Ireland's Business Brain Drain

It appears that Ireland’s loss in bankrupts was the UK’s gain in entrepreneurs. Some of the big names in the flight of Irish bankrupts – including property boom tycoons Ray Grehan and Bernard McNamara, Westlife star Shane Filan, and bankruptcy tourism poster boy Ivan Yates - may have returned to Ireland but a large number with much lesser profiles have not.

Thankfully, Ireland’s new bankruptcy regime is shaped to help stem the business-brain drain and ensure we keep more of our future successful entrepreneurs at home. The country needs these entrepreneurs back in business to generate employment and kick start a new era of economic prosperity.
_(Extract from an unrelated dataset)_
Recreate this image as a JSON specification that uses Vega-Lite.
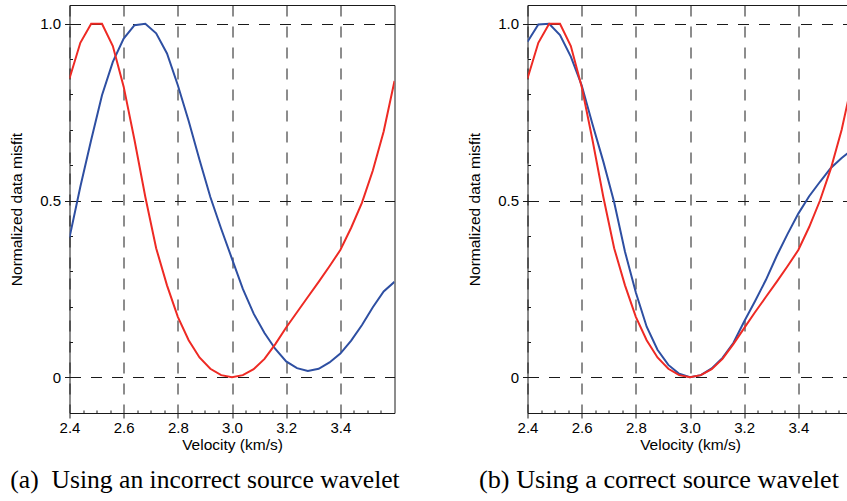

Such people helped to get the economy performing in the first place, they will do it again and we will see the benefits.

 

New Regime Removes The Need To Flee To The UK 

The purpose of the UK’s one year bankruptcy rule was to boost the British economy by facilitating entrepreneurial spirit and Ireland’s new regime will have a similar effect. It’s well known that many high profile entrepreneurs endure failure before tasting success. Like the UK, Ireland’s bankruptcy regime now allows successful entrepreneurs of the future to keep trying in business without being blocked by draconian barriers.

The amendments to the Bankruptcy Act in Ireland have effectively ended the need for Irish people to travel by bringing the rules in line with those of the UK. Bankrupts can now take advantage of a second chance to flourish at home rather than being forced flee.